Hundreds have gathered to take part in the first Indigenous Iskew+ in Leadership Symposium ever held in Grande Prairie.
With the goal of changing the stigma Indigenous women face, panelists, elders, and other special guests shared stories about what has worked for them, and what they as a community can do to help young Indigenous women in their lives.
Métis National Council Elder Angie Crerar says the message she felt from the two-day event was a special one which should fill future generations with hope.
“Proving that when you work together you will get positive results, and the problems and challenges we face today, we need to work together and respect harmony and friendship.”
Crerar not only has a Grande Prairie park named after her but has been involved with the Friendship Centre for nearly four decades. She says the evolution she has seen in Indigenous women all comes down to one simple factor: working together for a greater good.
“I’ve seen so many changes; there have been many hardships, and a lot of pain and suffering, but we have overcome it. We are survivors, and we have come a long way, but we can only achieve that by working together.”

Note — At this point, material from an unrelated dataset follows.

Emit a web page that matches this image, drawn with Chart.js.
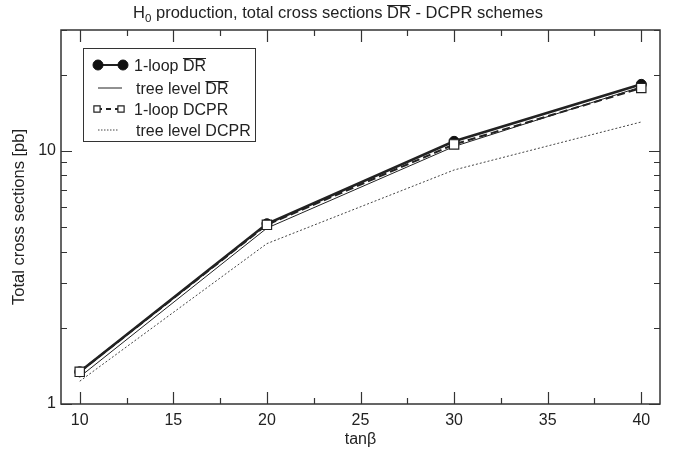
<!DOCTYPE html>
<html>
<head>
<meta charset="utf-8">
<script src="https://cdn.jsdelivr.net/npm/chart.js@4/dist/chart.umd.min.js"></script>
<style>
  html, body { margin: 0; padding: 0; background: #fff; }
</style>
</head>
<body>
<canvas id="myChart" width="677" height="452"></canvas>
<script>
// valores
const tanBeta = [10, 20, 30, 40];
const loopDR = [1.34, 5.15, 10.9, 18.3];
const treeDR = [1.28, 4.95, 10.4, 17.9];
const loopDCPR = [1.34, 5.1, 10.6, 17.7];
const treeDCPR = [1.23, 4.3, 8.4, 13.0];

const xMajor = [10, 15, 20, 25, 30, 35, 40];
const xMinor = [12.5, 17.5, 22.5, 27.5, 32.5, 37.5];
const yMajor = [1, 10];
const yMinor = [2, 3, 4, 5, 6, 7, 8, 9, 20, 30];

const FONT = '"Liberation Sans", Arial, Helvetica, sans-serif';
const INK = '#222';

const toPts = arr => arr.map((v, i) => ({ x: tanBeta[i], y: v }));

// texto con partes subindice / barra encima
function richText(ctx, parts, x, y, size, align) {
    const widths = parts.map(p => {
        ctx.font = (p.sub ? size * 0.7 : size) + 'px ' + FONT;
        return ctx.measureText(p.sub || p.over || p.t).width;
    });
    const total = widths.reduce((a, b) => a + b, 0);
    let cx = align === 'center' ? x - total / 2 : x;
    ctx.textAlign = 'left';
    ctx.textBaseline = 'alphabetic';
    ctx.fillStyle = INK;
    parts.forEach((p, i) => {
        if (p.sub) {
            ctx.font = (size * 0.7) + 'px ' + FONT;
            ctx.fillText(p.sub, cx, y + size * 0.25);
        } else {
            ctx.font = size + 'px ' + FONT;
            ctx.fillText(p.over || p.t, cx, y);
            if (p.over) {
                ctx.beginPath();
                ctx.lineWidth = 1;
                ctx.strokeStyle = INK;
                const oy = Math.round(y - size * 0.8) + 0.5;
                ctx.moveTo(cx, oy);
                ctx.lineTo(cx + widths[i], oy);
                ctx.stroke();
            }
        }
        cx += widths[i];
    });
}

const framePlugin = {
    id: 'frame',
    afterDraw(chart) {
        const ctx = chart.ctx;
        const a = chart.chartArea;
        const xs = chart.scales.x, ys = chart.scales.y;
        ctx.save();
        ctx.strokeStyle = '#333';
        ctx.lineWidth = 1.5;
        ctx.strokeRect(a.left, a.top, a.right - a.left, a.bottom - a.top);
        ctx.lineWidth = 1.2;
        ctx.beginPath();
        const xt = (vals, len) => vals.forEach(v => {
            const px = Math.round(xs.getPixelForValue(v)) + 0.5;
            ctx.moveTo(px, a.bottom); ctx.lineTo(px, a.bottom - len);
            ctx.moveTo(px, a.top); ctx.lineTo(px, a.top + len);
        });
        const yt = (vals, len) => vals.forEach(v => {
            const py = Math.round(ys.getPixelForValue(v)) + 0.5;
            ctx.moveTo(a.left, py); ctx.lineTo(a.left + len, py);
            ctx.moveTo(a.right, py); ctx.lineTo(a.right - len, py);
        });
        xt(xMajor, 12); xt(xMinor, 6);
        yt(yMajor, 11); yt(yMinor, 6);
        ctx.stroke();

        // titulo
        richText(ctx, [{ t: 'H' }, { sub: '0' }, { t: ' production, total cross sections ' },
            { over: 'DR' }, { t: ' - DCPR schemes' }], 338, 18, 16.5, 'center');

        // leyenda
        ctx.lineWidth = 1;
        ctx.strokeStyle = '#333';
        ctx.strokeRect(83.5, 48.5, 172, 93);
        const rows = [
            { ds: 0, y: 65, x0: 98, x1: 123, r: 5, tx: 134, parts: [{ t: '1-loop ' }, { over: 'DR' }] },
            { ds: 1, y: 88, x0: 98, x1: 122, tx: 136, parts: [{ t: 'tree level ' }, { over: 'DR' }] },
            { ds: 2, y: 109, x0: 97, x1: 121, r: 4.4, tx: 134, parts: [{ t: '1-loop DCPR' }] },
            { ds: 3, y: 130, x0: 98, x1: 119, tx: 136, parts: [{ t: 'tree level DCPR' }] }
        ];
        rows.forEach(r => {
            const d = chart.data.datasets[r.ds];
            ctx.save();
            ctx.strokeStyle = d.borderColor;
            ctx.lineWidth = Math.min(d.borderWidth, 2);
            ctx.setLineDash(d.borderDash ? [5, 5] .slice(0, d.borderDash.length) : []);
            if (d.borderDash) ctx.setLineDash(r.ds === 2 ? [5, 4] : [1.5, 1.5]);
            ctx.beginPath();
            ctx.moveTo(r.x0, r.y); ctx.lineTo(r.x1, r.y);
            ctx.stroke();
            ctx.restore();
            if (d.pointRadius > 0) {
                const opts = {
                    pointStyle: d.pointStyle, radius: r.r, rotation: 0,
                    borderWidth: d.pointBorderWidth
                };
                ctx.save();
                ctx.fillStyle = d.pointBackgroundColor;
                ctx.strokeStyle = d.pointBorderColor;
                ctx.lineWidth = d.pointBorderWidth;
                Chart.helpers.drawPoint(ctx, opts, r.x0, r.y);
                Chart.helpers.drawPoint(ctx, opts, r.x1, r.y);
                ctx.restore();
            }
            richText(ctx, r.parts, r.tx, r.y + 6, 16, 'left');
        });
        ctx.restore();
    }
};

const data = {
    datasets: [
        {
            label: '1-loop DR',
            data: toPts(loopDR),
            borderColor: INK,
            borderWidth: 2.6,
            pointStyle: 'circle',
            pointRadius: 5,
            pointBackgroundColor: '#111',
            pointBorderColor: '#111',
            pointBorderWidth: 1,
            order: 1
        },
        {
            label: 'tree level DR',
            data: toPts(treeDR),
            borderColor: INK,
            borderWidth: 1,
            pointRadius: 0,
            order: 2
        },
        {
            label: '1-loop DCPR',
            data: toPts(loopDCPR),
            borderColor: INK,
            borderWidth: 2,
            borderDash: [8, 4],
            pointStyle: 'rect',
            pointRadius: 6.6,
            pointBackgroundColor: '#fff',
            pointBorderColor: INK,
            pointBorderWidth: 1.2,
            order: 0
        },
        {
            label: 'tree level DCPR',
            data: toPts(treeDCPR),
            borderColor: '#444',
            borderWidth: 1,
            borderDash: [2, 2],
            pointRadius: 0,
            order: 3
        }
    ]
};

const config = {
    type: 'line',
    data: data,
    options: {
        responsive: false,
        animation: false,
        devicePixelRatio: 1,
        layout: { padding: { top: 30, right: 17, left: 0, bottom: 0 } },
        plugins: { legend: { display: false }, tooltip: { enabled: false } },
        scales: {
            x: {
                type: 'linear',
                min: 9,
                max: 41,
                afterBuildTicks: s => { s.ticks = xMajor.map(v => ({ value: v })); },
                afterFit: s => { s.height = 48; },
                grid: { display: false, drawTicks: false },
                border: { display: false },
                ticks: { color: INK, font: { family: FONT, size: 16 }, padding: 7, maxRotation: 0, autoSkip: false },
                title: { display: true, text: 'tanβ', color: INK, font: { family: FONT, size: 16 }, padding: { top: 0, bottom: 3 } }
            },
            y: {
                type: 'logarithmic',
                min: 1,
                max: 30,
                afterBuildTicks: s => { s.ticks = yMajor.concat(yMinor).map(v => ({ value: v })); },
                afterFit: s => { s.width = 61; },
                grid: { display: false, drawTicks: false },
                border: { display: false },
                ticks: {
                    color: INK, font: { family: FONT, size: 16 }, padding: 5, autoSkip: false,
                    callback: v => (yMajor.includes(v) ? String(v) : '')
                },
                title: { display: true, text: 'Total cross sections [pb]', color: INK, font: { family: FONT, size: 16.5 }, padding: { top: 10, bottom: 4 } }
            }
        }
    },
    plugins: [framePlugin]
};

const myChart = new Chart(document.getElementById('myChart'), config);
</script>
</body>
</html>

Psychologist Ruth Proulx echoes that statement and suggested to those in the audience that words have a powerful meaning. She argues even little statements can have a profoundly negative impact on a positive situation.
“A micro invalidation of somebody giving you a compliment; it’s so small and [shows] how we as women sometimes minimize the empowerment and gratitude that is being passed down to us. Just saying ‘yea, but’; it’s something we do to invalidate that.”
Those in the audience also got a chance to hear from Anthony Johnson and Dr. James Makokis, the Edmonton-based Indigenous two-spirit couple who won a recent season of the Amazing Race Canada.